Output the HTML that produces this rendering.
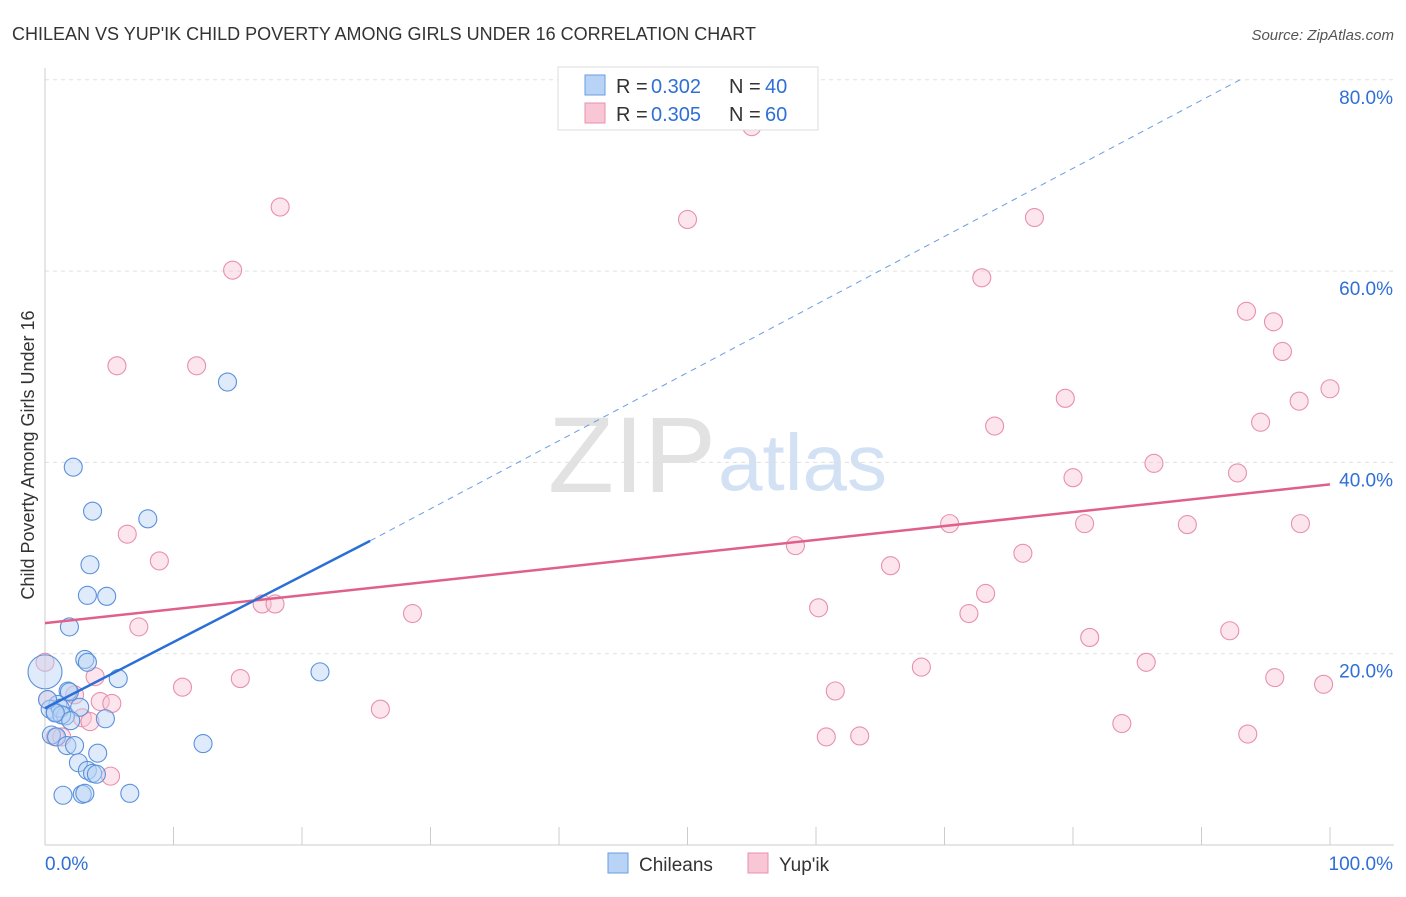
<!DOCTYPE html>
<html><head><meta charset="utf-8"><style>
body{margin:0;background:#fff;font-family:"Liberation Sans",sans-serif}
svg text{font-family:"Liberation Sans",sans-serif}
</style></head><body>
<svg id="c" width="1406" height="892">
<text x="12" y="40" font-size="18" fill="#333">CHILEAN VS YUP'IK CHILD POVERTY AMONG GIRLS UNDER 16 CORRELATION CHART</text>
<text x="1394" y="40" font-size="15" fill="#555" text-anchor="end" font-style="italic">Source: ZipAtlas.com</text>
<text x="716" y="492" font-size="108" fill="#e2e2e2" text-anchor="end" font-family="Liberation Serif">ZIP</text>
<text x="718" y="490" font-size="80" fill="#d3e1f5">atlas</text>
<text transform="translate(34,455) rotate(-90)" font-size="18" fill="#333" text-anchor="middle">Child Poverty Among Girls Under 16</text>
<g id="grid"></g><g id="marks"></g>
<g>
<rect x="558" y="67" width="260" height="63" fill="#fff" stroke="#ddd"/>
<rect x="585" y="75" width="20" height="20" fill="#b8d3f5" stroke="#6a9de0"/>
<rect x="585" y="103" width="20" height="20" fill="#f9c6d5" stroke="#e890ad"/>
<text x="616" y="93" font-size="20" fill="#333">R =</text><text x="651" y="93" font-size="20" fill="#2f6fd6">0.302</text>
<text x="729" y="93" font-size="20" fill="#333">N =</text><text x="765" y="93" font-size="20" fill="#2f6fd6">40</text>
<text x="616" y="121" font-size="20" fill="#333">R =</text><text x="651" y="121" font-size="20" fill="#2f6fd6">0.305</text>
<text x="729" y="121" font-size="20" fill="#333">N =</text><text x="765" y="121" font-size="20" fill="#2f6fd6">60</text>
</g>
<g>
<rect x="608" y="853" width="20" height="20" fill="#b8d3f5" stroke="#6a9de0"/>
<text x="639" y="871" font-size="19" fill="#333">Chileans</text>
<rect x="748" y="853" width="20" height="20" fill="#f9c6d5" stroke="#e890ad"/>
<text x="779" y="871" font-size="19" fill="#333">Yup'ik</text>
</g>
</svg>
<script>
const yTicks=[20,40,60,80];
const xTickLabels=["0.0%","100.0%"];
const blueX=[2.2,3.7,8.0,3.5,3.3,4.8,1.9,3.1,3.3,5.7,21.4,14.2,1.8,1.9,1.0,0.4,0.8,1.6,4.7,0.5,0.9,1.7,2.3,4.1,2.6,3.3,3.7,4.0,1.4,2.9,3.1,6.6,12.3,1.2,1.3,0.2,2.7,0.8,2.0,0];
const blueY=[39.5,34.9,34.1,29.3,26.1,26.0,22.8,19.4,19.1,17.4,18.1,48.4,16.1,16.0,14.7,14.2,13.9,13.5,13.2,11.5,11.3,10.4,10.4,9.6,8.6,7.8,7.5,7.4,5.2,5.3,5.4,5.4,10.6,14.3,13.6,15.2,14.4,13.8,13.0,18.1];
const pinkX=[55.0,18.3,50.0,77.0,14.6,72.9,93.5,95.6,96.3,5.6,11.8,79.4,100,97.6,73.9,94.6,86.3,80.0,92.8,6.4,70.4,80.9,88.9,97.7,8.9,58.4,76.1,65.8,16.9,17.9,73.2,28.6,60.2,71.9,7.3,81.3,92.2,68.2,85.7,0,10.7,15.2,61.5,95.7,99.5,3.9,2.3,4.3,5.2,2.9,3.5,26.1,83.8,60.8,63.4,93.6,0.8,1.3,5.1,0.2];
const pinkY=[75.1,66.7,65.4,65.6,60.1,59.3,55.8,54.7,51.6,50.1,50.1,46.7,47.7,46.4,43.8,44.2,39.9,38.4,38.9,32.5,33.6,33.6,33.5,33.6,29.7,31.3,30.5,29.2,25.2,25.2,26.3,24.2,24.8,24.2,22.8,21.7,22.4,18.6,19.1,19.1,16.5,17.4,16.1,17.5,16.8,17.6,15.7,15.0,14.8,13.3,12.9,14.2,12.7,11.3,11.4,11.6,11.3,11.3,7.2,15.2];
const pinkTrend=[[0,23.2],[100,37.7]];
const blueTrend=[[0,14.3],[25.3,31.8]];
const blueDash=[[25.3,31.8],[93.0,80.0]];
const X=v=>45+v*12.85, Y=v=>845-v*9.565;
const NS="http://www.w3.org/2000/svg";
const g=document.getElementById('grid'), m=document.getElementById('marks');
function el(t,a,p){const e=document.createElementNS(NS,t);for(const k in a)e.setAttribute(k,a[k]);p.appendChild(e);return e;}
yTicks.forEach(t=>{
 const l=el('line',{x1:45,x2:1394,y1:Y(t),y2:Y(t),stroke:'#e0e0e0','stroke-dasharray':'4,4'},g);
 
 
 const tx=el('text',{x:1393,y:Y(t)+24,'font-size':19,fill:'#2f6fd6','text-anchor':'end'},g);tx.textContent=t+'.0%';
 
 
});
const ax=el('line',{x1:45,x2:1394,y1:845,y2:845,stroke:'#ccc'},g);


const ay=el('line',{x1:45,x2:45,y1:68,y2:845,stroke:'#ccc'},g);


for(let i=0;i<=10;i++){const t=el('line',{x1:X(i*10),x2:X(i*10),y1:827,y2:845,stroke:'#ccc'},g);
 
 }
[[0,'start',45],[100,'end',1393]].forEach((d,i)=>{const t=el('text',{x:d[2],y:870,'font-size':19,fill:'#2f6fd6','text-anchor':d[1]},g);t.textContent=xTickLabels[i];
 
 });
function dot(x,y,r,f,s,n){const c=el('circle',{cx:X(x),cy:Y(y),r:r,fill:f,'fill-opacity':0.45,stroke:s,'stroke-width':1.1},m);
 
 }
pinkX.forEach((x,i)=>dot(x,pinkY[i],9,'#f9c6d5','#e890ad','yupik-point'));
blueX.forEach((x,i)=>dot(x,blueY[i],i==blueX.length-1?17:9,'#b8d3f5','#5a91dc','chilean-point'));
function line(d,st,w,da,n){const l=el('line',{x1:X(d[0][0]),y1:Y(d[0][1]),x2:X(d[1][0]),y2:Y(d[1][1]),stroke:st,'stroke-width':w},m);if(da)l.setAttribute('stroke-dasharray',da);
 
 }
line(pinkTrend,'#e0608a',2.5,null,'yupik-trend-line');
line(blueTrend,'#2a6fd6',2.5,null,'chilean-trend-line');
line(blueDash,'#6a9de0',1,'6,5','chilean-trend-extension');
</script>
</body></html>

■ Given problem: Omit the pictures, then output the rest of the listing exactly.

■ In response:
Output the HTML that produces this rendering.
<!DOCTYPE html>
<html><head><meta charset="utf-8"><style>
body{margin:0;background:#fff;font-family:"Liberation Sans",sans-serif}
svg text{font-family:"Liberation Sans",sans-serif}
</style></head><body>
<svg id="c" width="1406" height="892">
<text x="12" y="40" font-size="18" fill="#333">CHILEAN VS YUP'IK CHILD POVERTY AMONG GIRLS UNDER 16 CORRELATION CHART</text>
<text x="1394" y="40" font-size="15" fill="#555" text-anchor="end" font-style="italic">Source: ZipAtlas.com</text>
<text x="716" y="492" font-size="108" fill="#e2e2e2" text-anchor="end" font-family="Liberation Serif">ZIP</text>
<text x="718" y="490" font-size="80" fill="#d3e1f5">atlas</text>
<text transform="translate(34,455) rotate(-90)" font-size="18" fill="#333" text-anchor="middle">Child Poverty Among Girls Under 16</text>
<g id="grid"></g><g id="marks"></g>
<g>
<rect x="558" y="67" width="260" height="63" fill="#fff" stroke="#ddd"/>
<rect x="585" y="75" width="20" height="20" fill="#b8d3f5" stroke="#6a9de0"/>
<rect x="585" y="103" width="20" height="20" fill="#f9c6d5" stroke="#e890ad"/>
<text x="616" y="93" font-size="20" fill="#333">R =</text><text x="651" y="93" font-size="20" fill="#2f6fd6">0.302</text>
<text x="729" y="93" font-size="20" fill="#333">N =</text><text x="765" y="93" font-size="20" fill="#2f6fd6">40</text>
<text x="616" y="121" font-size="20" fill="#333">R =</text><text x="651" y="121" font-size="20" fill="#2f6fd6">0.305</text>
<text x="729" y="121" font-size="20" fill="#333">N =</text><text x="765" y="121" font-size="20" fill="#2f6fd6">60</text>
</g>
<g>
<rect x="608" y="853" width="20" height="20" fill="#b8d3f5" stroke="#6a9de0"/>
<text x="639" y="871" font-size="19" fill="#333">Chileans</text>
<rect x="748" y="853" width="20" height="20" fill="#f9c6d5" stroke="#e890ad"/>
<text x="779" y="871" font-size="19" fill="#333">Yup'ik</text>
</g>
</svg>
<script>
const yTicks=[20,40,60,80];
const xTickLabels=["0.0%","100.0%"];
const blueX=[2.2,3.7,8.0,3.5,3.3,4.8,1.9,3.1,3.3,5.7,21.4,14.2,1.8,1.9,1.0,0.4,0.8,1.6,4.7,0.5,0.9,1.7,2.3,4.1,2.6,3.3,3.7,4.0,1.4,2.9,3.1,6.6,12.3,1.2,1.3,0.2,2.7,0.8,2.0,0];
const blueY=[39.5,34.9,34.1,29.3,26.1,26.0,22.8,19.4,19.1,17.4,18.1,48.4,16.1,16.0,14.7,14.2,13.9,13.5,13.2,11.5,11.3,10.4,10.4,9.6,8.6,7.8,7.5,7.4,5.2,5.3,5.4,5.4,10.6,14.3,13.6,15.2,14.4,13.8,13.0,18.1];
const pinkX=[55.0,18.3,50.0,77.0,14.6,72.9,93.5,95.6,96.3,5.6,11.8,79.4,100,97.6,73.9,94.6,86.3,80.0,92.8,6.4,70.4,80.9,88.9,97.7,8.9,58.4,76.1,65.8,16.9,17.9,73.2,28.6,60.2,71.9,7.3,81.3,92.2,68.2,85.7,0,10.7,15.2,61.5,95.7,99.5,3.9,2.3,4.3,5.2,2.9,3.5,26.1,83.8,60.8,63.4,93.6,0.8,1.3,5.1,0.2];
const pinkY=[75.1,66.7,65.4,65.6,60.1,59.3,55.8,54.7,51.6,50.1,50.1,46.7,47.7,46.4,43.8,44.2,39.9,38.4,38.9,32.5,33.6,33.6,33.5,33.6,29.7,31.3,30.5,29.2,25.2,25.2,26.3,24.2,24.8,24.2,22.8,21.7,22.4,18.6,19.1,19.1,16.5,17.4,16.1,17.5,16.8,17.6,15.7,15.0,14.8,13.3,12.9,14.2,12.7,11.3,11.4,11.6,11.3,11.3,7.2,15.2];
const pinkTrend=[[0,23.2],[100,37.7]];
const blueTrend=[[0,14.3],[25.3,31.8]];
const blueDash=[[25.3,31.8],[93.0,80.0]];
const X=v=>45+v*12.85, Y=v=>845-v*9.565;
const NS="http://www.w3.org/2000/svg";
const g=document.getElementById('grid'), m=document.getElementById('marks');
function el(t,a,p){const e=document.createElementNS(NS,t);for(const k in a)e.setAttribute(k,a[k]);p.appendChild(e);return e;}
yTicks.forEach(t=>{
 const l=el('line',{x1:45,x2:1394,y1:Y(t),y2:Y(t),stroke:'#e0e0e0','stroke-dasharray':'4,4'},g);
 
 
 const tx=el('text',{x:1393,y:Y(t)+24,'font-size':19,fill:'#2f6fd6','text-anchor':'end'},g);tx.textContent=t+'.0%';
 
 
});
const ax=el('line',{x1:45,x2:1394,y1:845,y2:845,stroke:'#ccc'},g);


const ay=el('line',{x1:45,x2:45,y1:68,y2:845,stroke:'#ccc'},g);


for(let i=0;i<=10;i++){const t=el('line',{x1:X(i*10),x2:X(i*10),y1:827,y2:845,stroke:'#ccc'},g);
 
 }
[[0,'start',45],[100,'end',1393]].forEach((d,i)=>{const t=el('text',{x:d[2],y:870,'font-size':19,fill:'#2f6fd6','text-anchor':d[1]},g);t.textContent=xTickLabels[i];
 
 });
function dot(x,y,r,f,s,n){const c=el('circle',{cx:X(x),cy:Y(y),r:r,fill:f,'fill-opacity':0.45,stroke:s,'stroke-width':1.1},m);
 
 }
pinkX.forEach((x,i)=>dot(x,pinkY[i],9,'#f9c6d5','#e890ad','yupik-point'));
blueX.forEach((x,i)=>dot(x,blueY[i],i==blueX.length-1?17:9,'#b8d3f5','#5a91dc','chilean-point'));
function line(d,st,w,da,n){const l=el('line',{x1:X(d[0][0]),y1:Y(d[0][1]),x2:X(d[1][0]),y2:Y(d[1][1]),stroke:st,'stroke-width':w},m);if(da)l.setAttribute('stroke-dasharray',da);
 
 }
line(pinkTrend,'#e0608a',2.5,null,'yupik-trend-line');
line(blueTrend,'#2a6fd6',2.5,null,'chilean-trend-line');
line(blueDash,'#6a9de0',1,'6,5','chilean-trend-extension');
</script>
</body></html>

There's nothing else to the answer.